• [Data]

↓↓↓

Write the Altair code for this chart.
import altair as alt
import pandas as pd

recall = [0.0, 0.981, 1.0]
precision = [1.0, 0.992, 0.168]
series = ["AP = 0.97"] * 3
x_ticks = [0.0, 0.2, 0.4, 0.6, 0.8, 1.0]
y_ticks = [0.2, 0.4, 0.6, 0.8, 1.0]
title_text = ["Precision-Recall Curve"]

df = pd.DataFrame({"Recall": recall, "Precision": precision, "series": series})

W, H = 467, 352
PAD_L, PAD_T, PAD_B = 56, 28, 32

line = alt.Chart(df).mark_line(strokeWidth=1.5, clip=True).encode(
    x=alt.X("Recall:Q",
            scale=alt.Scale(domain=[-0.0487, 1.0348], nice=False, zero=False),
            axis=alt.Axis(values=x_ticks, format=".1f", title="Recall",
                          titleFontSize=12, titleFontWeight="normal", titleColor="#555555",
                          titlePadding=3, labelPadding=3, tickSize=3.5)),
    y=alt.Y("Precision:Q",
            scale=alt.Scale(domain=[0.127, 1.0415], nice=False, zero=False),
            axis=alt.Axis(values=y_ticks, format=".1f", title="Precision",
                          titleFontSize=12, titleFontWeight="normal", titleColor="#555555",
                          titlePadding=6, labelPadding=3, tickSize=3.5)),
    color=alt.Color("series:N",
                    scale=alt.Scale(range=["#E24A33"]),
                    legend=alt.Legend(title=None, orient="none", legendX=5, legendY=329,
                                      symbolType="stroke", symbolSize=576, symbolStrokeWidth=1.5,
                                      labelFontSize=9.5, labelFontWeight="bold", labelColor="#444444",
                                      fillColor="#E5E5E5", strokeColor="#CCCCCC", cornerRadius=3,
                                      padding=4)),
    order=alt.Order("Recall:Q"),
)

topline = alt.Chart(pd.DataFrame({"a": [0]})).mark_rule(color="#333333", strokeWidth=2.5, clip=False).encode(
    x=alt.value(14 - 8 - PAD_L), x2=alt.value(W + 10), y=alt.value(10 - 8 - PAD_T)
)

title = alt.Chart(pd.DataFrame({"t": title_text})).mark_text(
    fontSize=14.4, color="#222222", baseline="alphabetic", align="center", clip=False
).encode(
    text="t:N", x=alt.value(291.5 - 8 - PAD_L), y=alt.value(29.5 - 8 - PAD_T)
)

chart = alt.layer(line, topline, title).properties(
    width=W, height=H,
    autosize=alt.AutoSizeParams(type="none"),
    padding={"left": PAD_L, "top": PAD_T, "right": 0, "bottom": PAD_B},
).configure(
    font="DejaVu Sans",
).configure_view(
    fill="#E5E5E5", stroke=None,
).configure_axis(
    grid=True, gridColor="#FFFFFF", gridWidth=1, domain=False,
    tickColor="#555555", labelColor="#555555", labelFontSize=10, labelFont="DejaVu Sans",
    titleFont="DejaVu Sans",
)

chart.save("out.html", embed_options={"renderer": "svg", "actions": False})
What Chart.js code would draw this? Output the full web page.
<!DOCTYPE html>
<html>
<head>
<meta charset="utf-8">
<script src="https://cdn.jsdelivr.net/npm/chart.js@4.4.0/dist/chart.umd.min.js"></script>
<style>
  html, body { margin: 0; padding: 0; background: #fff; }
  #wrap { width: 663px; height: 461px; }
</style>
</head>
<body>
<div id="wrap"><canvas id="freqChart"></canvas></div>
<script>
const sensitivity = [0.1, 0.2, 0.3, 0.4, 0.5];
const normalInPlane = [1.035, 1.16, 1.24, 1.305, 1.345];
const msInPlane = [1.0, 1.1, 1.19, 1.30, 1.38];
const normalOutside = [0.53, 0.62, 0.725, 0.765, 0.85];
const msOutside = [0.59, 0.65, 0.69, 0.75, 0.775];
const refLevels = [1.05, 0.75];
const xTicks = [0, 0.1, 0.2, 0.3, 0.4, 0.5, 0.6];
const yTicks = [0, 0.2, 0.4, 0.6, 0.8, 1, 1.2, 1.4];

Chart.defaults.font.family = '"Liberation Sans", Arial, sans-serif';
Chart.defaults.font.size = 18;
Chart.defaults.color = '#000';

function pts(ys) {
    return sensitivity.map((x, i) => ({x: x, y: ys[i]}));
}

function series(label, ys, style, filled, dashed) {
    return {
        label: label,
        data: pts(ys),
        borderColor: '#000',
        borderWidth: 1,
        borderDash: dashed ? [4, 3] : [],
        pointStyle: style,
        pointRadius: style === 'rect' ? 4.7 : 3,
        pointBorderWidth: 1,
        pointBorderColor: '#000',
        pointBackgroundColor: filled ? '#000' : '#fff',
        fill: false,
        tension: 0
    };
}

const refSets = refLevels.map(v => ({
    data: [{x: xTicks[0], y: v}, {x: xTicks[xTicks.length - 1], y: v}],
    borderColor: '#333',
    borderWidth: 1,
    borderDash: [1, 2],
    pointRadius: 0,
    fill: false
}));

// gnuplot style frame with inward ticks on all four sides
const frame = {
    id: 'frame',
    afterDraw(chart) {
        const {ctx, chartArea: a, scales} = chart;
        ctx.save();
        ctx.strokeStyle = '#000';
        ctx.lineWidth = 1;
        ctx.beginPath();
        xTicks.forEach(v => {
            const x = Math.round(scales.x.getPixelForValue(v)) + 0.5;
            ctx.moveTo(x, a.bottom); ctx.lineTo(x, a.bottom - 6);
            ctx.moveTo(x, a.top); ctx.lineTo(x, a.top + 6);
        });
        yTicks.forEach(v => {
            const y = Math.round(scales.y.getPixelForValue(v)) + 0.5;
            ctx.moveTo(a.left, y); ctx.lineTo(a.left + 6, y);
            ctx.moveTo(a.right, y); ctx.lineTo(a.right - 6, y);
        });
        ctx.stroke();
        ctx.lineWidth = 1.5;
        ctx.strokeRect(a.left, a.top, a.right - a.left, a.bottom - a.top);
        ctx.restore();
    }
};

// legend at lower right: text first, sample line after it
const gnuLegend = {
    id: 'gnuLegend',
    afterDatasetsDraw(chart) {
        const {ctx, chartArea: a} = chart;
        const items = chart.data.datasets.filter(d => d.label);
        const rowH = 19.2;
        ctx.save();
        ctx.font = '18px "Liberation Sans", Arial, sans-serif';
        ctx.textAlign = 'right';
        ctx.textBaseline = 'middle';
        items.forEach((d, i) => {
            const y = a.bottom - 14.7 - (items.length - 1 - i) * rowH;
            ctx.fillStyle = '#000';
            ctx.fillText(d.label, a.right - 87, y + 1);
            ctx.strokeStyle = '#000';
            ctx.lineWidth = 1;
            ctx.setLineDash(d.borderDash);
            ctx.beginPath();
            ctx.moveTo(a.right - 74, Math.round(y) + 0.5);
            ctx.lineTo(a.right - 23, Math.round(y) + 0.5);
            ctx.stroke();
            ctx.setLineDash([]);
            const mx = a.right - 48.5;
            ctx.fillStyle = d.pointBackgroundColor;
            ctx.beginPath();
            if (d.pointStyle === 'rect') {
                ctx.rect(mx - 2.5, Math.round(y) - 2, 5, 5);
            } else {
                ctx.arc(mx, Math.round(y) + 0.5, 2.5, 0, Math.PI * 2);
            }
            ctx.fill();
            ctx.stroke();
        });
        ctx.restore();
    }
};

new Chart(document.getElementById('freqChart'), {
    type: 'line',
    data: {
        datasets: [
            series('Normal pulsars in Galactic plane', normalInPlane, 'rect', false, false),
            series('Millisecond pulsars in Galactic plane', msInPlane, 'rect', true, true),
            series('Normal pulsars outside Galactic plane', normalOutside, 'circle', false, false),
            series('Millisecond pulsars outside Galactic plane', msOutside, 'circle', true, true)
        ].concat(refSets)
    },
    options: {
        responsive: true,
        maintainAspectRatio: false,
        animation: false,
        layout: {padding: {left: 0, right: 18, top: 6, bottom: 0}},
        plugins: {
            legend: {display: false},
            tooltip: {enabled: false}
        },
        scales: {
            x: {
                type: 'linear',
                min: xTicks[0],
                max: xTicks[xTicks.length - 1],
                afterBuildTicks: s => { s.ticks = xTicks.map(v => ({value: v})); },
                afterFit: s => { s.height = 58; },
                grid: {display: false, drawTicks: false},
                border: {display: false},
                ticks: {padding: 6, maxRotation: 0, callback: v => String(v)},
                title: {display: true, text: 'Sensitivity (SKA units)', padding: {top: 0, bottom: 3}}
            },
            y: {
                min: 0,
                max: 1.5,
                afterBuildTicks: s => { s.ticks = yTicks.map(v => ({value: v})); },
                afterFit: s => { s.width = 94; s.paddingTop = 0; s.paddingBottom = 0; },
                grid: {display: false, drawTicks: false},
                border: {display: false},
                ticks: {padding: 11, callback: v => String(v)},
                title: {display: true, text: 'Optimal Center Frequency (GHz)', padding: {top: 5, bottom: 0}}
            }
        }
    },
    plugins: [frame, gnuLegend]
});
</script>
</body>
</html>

↑↑↑

• [What you have to do] Everything from the first line of the records above to the line containing "PAD_L, PAD_T, PAD_B = 56, 28, 32", inclusive, should be repeated exactly; leave out the rest.

• [The solution]
Write the Altair code for this chart.
import altair as alt
import pandas as pd

recall = [0.0, 0.981, 1.0]
precision = [1.0, 0.992, 0.168]
series = ["AP = 0.97"] * 3
x_ticks = [0.0, 0.2, 0.4, 0.6, 0.8, 1.0]
y_ticks = [0.2, 0.4, 0.6, 0.8, 1.0]
title_text = ["Precision-Recall Curve"]

df = pd.DataFrame({"Recall": recall, "Precision": precision, "series": series})

W, H = 467, 352
PAD_L, PAD_T, PAD_B = 56, 28, 32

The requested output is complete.